This project seeks to shed light on the importance of progressive Iranian contemporary arts through the vision of two of Iran’s most avant-garde female artists, Forough Farrokhzad and Sussan Deyhim.
Deyhim has created a series of non-linear poetic tableaux inspired by the poems of Forough Farrokhzad. The audience travels through a visual, sonic and theatrical journey into the heart of Forough ‘s prophetic vision where her most intimate, soulful and provocative moments leap off the page and onto the stage. Her message is as poetically and politically relevant today for the women of Iran and the world as it was fifty years ago when she died tragically at the age of 32.
An original score composed by Deyhim and Golden Globe-winning composer Richard Horowitz, featuring brilliant special guests, creates a cinematic musical landscape, including influences rooted in Persian and Western contemporary classical music, jazz and electronic music with an elaborate vocal soundscape and intricate sound design component.
Archival images and scenes from Forough’s documentary The House is Black and Bernardo Bertolucci’s 1965 interview with Forough, along with Deyhim’s original film and visual projections, will create the backdrop and provide a window into the life of Iran’s most controversial poet and filmmaker.
The project has been made possible by a generous grant from the prestigious Los Angeles-based Iranian Farhang Foundation (farhang.org) a residency at CAP UCLA, a residency fellowship at Robert Rauschenbeg Residency/Robert Rauschenberg Foundation, House is Black LLC and generous supporters of The House is Black Indiegogo project.
ABOUT THE ARTIST
For me, the most inspiring aspect of this project is the opportunity to introduce the great work and sensibility of an Iranian female icon to the international community. Many Iranian intellectuals consider Forough a cultural godmother of modernist literature in Iran, but she died so young (at the age of 32) that I also think of her as our cultural daughter.

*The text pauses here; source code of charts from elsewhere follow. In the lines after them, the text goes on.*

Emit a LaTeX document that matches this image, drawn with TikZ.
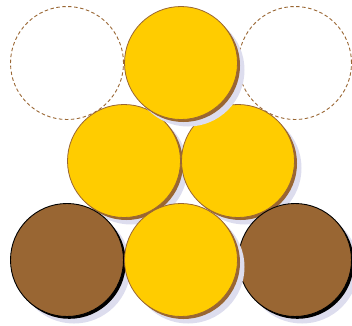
\documentclass[tikz,border=0pt]{standalone}
\usetikzlibrary{shadows}
\definecolor{gold}{HTML}{FFCC00}
\definecolor{bronze}{HTML}{996633}
\definecolor{lav}{HTML}{DDDDEE}
\tikzset{
  ball/.style={circle, minimum size=113pt, inner sep=0pt, outer sep=0pt},
  yellowball/.style={ball, fill=gold, draw=bronze, line width=0.8pt,
    general shadow={fill=lav, shadow xshift=7pt, shadow yshift=-7pt},
    general shadow={fill=bronze, shadow xshift=2.5pt, shadow yshift=-2.5pt}},
  brownball/.style={ball, fill=bronze, draw=black, line width=0.9pt,
    general shadow={fill=lav, shadow xshift=7pt, shadow yshift=-7pt},
    general shadow={fill=black, shadow xshift=2.3pt, shadow yshift=-2.3pt}},
  ghost/.style={ball, draw=bronze, line width=0.9pt, dash pattern=on 3.5pt off 2.5pt}
}
\begin{document}
\begin{tikzpicture}[x=1pt, y=-1pt]
\useasboundingbox (0,0) rectangle (352,325);
\node[ghost] (g1) at (67,63) {};
\node[ghost] (g2) at (295,63) {};
\node[yellowball] (m1) at (124,161) {};
\node[yellowball] (m2) at (238,161) {};
\node[yellowball] (t) at (181,63) {};
\node[brownball] (b1) at (67,260) {};
\node[brownball] (b3) at (295,260) {};
\node[yellowball] (b2) at (181,260) {};
\end{tikzpicture}
\end{document}
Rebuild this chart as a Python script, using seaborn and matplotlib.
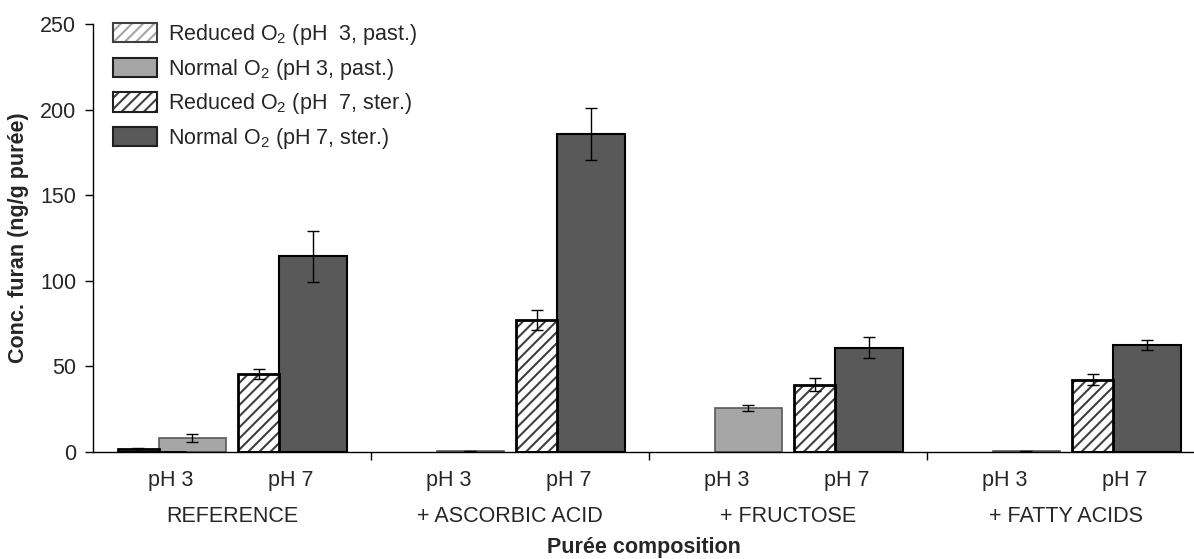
import numpy as np
import matplotlib
matplotlib.use('Agg')
import matplotlib.pyplot as plt
import seaborn as sns
from matplotlib.patches import Patch

# -----------------------------------------------------------------------------
# Data
# -----------------------------------------------------------------------------
categories = ['REFERENCE', '+ ASCORBIC ACID', '+ FRUCTOSE', '+ FATTY ACIDS']
ph_labels = ['pH 3', 'pH 7']

red_ph3 = [1.5, np.nan, np.nan, np.nan]
red_ph3_err = [1.0, np.nan, np.nan, np.nan]
norm_ph3 = [8.3, 0.5, 25.7, 0.4]
norm_ph3_err = [2.3, 0.3, 1.8, 0.3]
red_ph7 = [45.5, 77.0, 39.3, 42.3]
red_ph7_err = [2.9, 5.8, 3.8, 3.2]
norm_ph7 = [114.2, 186.0, 61.0, 62.5]
norm_ph7_err = [14.8, 15.2, 6.0, 3.0]
# empty (zero) bars that Excel drew as flat lines on the baseline
zero_ph3 = [0, np.nan, np.nan, np.nan]
zero_ph7 = [0, 0, 0, 0]

series_names = [r'Reduced O$_{\mathregular{2}}$ (pH  3, past.)',
                r'Normal O$_{\mathregular{2}}$ (pH 3, past.)',
                r'Reduced O$_{\mathregular{2}}$ (pH  7, ster.)',
                r'Normal O$_{\mathregular{2}}$ (pH 7, ster.)']

if __name__ == '__main__':
    sns.set_theme(style='white')
    plt.rcParams['font.family'] = ['Liberation Sans', 'DejaVu Sans']
    plt.rcParams['mathtext.fontset'] = 'custom'
    plt.rcParams['mathtext.rm'] = 'Liberation Sans'
    plt.rcParams['mathtext.it'] = 'Liberation Sans:italic'
    plt.rcParams['mathtext.bf'] = 'Liberation Sans:bold'
    plt.rcParams['hatch.linewidth'] = 1.5
    fs = 15.5

    W, H = 1194, 559
    fig = plt.figure(figsize=(W / 100, H / 100), dpi=100)
    x0, x1, y_top, y_bot = 93, W, 24, 452
    ax = fig.add_axes([x0 / W, 1 - y_bot / H, (x1 - x0) / W, (y_bot - y_top) / H])

    grp = np.arange(len(categories))
    # (left offset, width) of each bar inside one group of width 1
    lay = {'red3': (0.090, 0.147), 'norm3': (0.237, 0.241), 'zero3': (0.090, 0.245),
           'red7': (0.522, 0.147), 'norm7': (0.669, 0.245), 'zero7': (0.522, 0.245)}

    light_hatch, light_face, light_edge = '#a6a6a6', '#a6a6a6', '#595959'
    dark_hatch, dark_face = '#404040', '#595959'

    def hatched(key, vals, hcol, ecol, lw):
        off, w = lay[key]
        ax.bar(grp + off, vals, width=w, align='edge', color='white',
               edgecolor=hcol, hatch='///', linewidth=0, zorder=2)
        ax.bar(grp + off, vals, width=w, align='edge', fill=False,
               edgecolor=ecol, linewidth=lw, zorder=3)

    def solid(key, vals, face, ecol, lw):
        off, w = lay[key]
        ax.bar(grp + off, vals, width=w, align='edge', color=face,
               edgecolor=ecol, linewidth=lw, zorder=2)

    solid('norm3', norm_ph3, light_face, light_edge, 1.2)
    hatched('red3', red_ph3, light_hatch, '#000000', 2.0)
    solid('norm7', norm_ph7, dark_face, '#000000', 1.5)
    hatched('red7', red_ph7, dark_hatch, '#000000', 2.0)
    solid('zero3', zero_ph3, 'white', '#000000', 2.0)
    solid('zero7', zero_ph7, 'white', '#000000', 2.0)

    for key, vals, err in [('red3', red_ph3, red_ph3_err), ('norm3', norm_ph3, norm_ph3_err),
                           ('red7', red_ph7, red_ph7_err), ('norm7', norm_ph7, norm_ph7_err)]:
        off, w = lay[key]
        ax.errorbar(grp + off + w / 2, vals, yerr=err, fmt='none', ecolor='black',
                    elinewidth=1.0, capsize=4.5, capthick=1.0, zorder=4)

    # axes
    ax.set_ylim(0, 250)
    ax.set_xlim(0, (x1 - x0) / 278)
    ax.set_yticks(np.arange(0, 251, 50))
    ax.set_xticks([1, 2, 3])
    ax.set_xticklabels([])
    ax.set_xticks([g + p for g in grp for p in (0.28, 0.712)], minor=True)
    ax.set_xticklabels(ph_labels * len(categories), minor=True, fontsize=fs)
    ax.tick_params(axis='x', which='major', direction='out', length=6, width=1,
                   color='black', bottom=True)
    ax.tick_params(axis='x', which='minor', length=0, pad=13, bottom=True)
    ax.tick_params(axis='y', direction='out', length=6, width=1, color='black',
                   labelsize=fs, pad=6, left=True)
    sns.despine(ax=ax)
    for s in ('left', 'bottom'):
        ax.spines[s].set_color('black')
        ax.spines[s].set_linewidth(1.0)
    ax.spines['left'].set_zorder(5)

    for g, name in zip(grp, categories):
        ax.text(g + 0.5, -(517 - y_bot) / (y_bot - y_top), name,
                transform=ax.get_xaxis_transform(), ha='center', va='center',
                fontsize=fs)
    ax.set_xlabel('Purée composition', fontsize=fs, fontweight='bold', labelpad=33)
    ax.set_ylabel('Conc. furan (ng/g purée)', fontsize=fs, fontweight='bold', labelpad=8)

    handles = [
        (Patch(facecolor='white', edgecolor=light_hatch, hatch='///', linewidth=0),
         Patch(fill=False, edgecolor='#404040', linewidth=1.5)),
        Patch(facecolor=light_face, edgecolor='#202020', linewidth=1.5),
        (Patch(facecolor='white', edgecolor=dark_hatch, hatch='///', linewidth=0),
         Patch(fill=False, edgecolor='#202020', linewidth=1.5)),
        Patch(facecolor=dark_face, edgecolor='#202020', linewidth=1.5),
    ]
    fig.legend(handles, series_names, loc='upper left',
               bbox_to_anchor=(113 / W, 1 - 22 / H), frameon=False, fontsize=fs,
               handlelength=2.05, handleheight=1.0, handletextpad=0.5,
               labelspacing=0.45, borderpad=0, borderaxespad=0)

    fig.savefig('out.png', dpi=100)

A rebel with a cause.
Forough spoke with awe-inspiring rawness and maturity. She was an existentialist, feminist provocateur. She was Iran’s Simone de Beauvoir, Frida Kahlo, Maya Deren and Patti Smith all rolled into one. Her work has given me the inspiration to continue my own artistic journey during my 30 years in exile from Iran.
Her poetry is the narrative for this project and through it I am able to express some of my deepest feelings and visions about Iran both metaphorically and literally.
Across the piece’s abstract conceptual landscape, I will lead the audience through each tableau in a series of unique interpretations of the various characters from Forough ’s poems, transporting them on an evocative journey to Iran of the 1950’s and back into the present where we need to embrace the universality and humanity of her message more than ever. The score and the sound design are inspired by the poetic and emotional content of each poem to create a moving song cycle within an ambient atmosphere.
With the enormous pressure currently placed on Iranian artists and intellectuals –especially women—Forough’s fight for freedom of artistic and ideological expression remains the central issue of our time 50 years after her death.
–Sussan Deyhim
FROM WORDS, NOT SWORDS
BY FARZANEH MILANI
“Two subjects, gender and space, which Forough Farrokhzad addressed half a century ago, continue to be among the most contentious in contemporary Iran today.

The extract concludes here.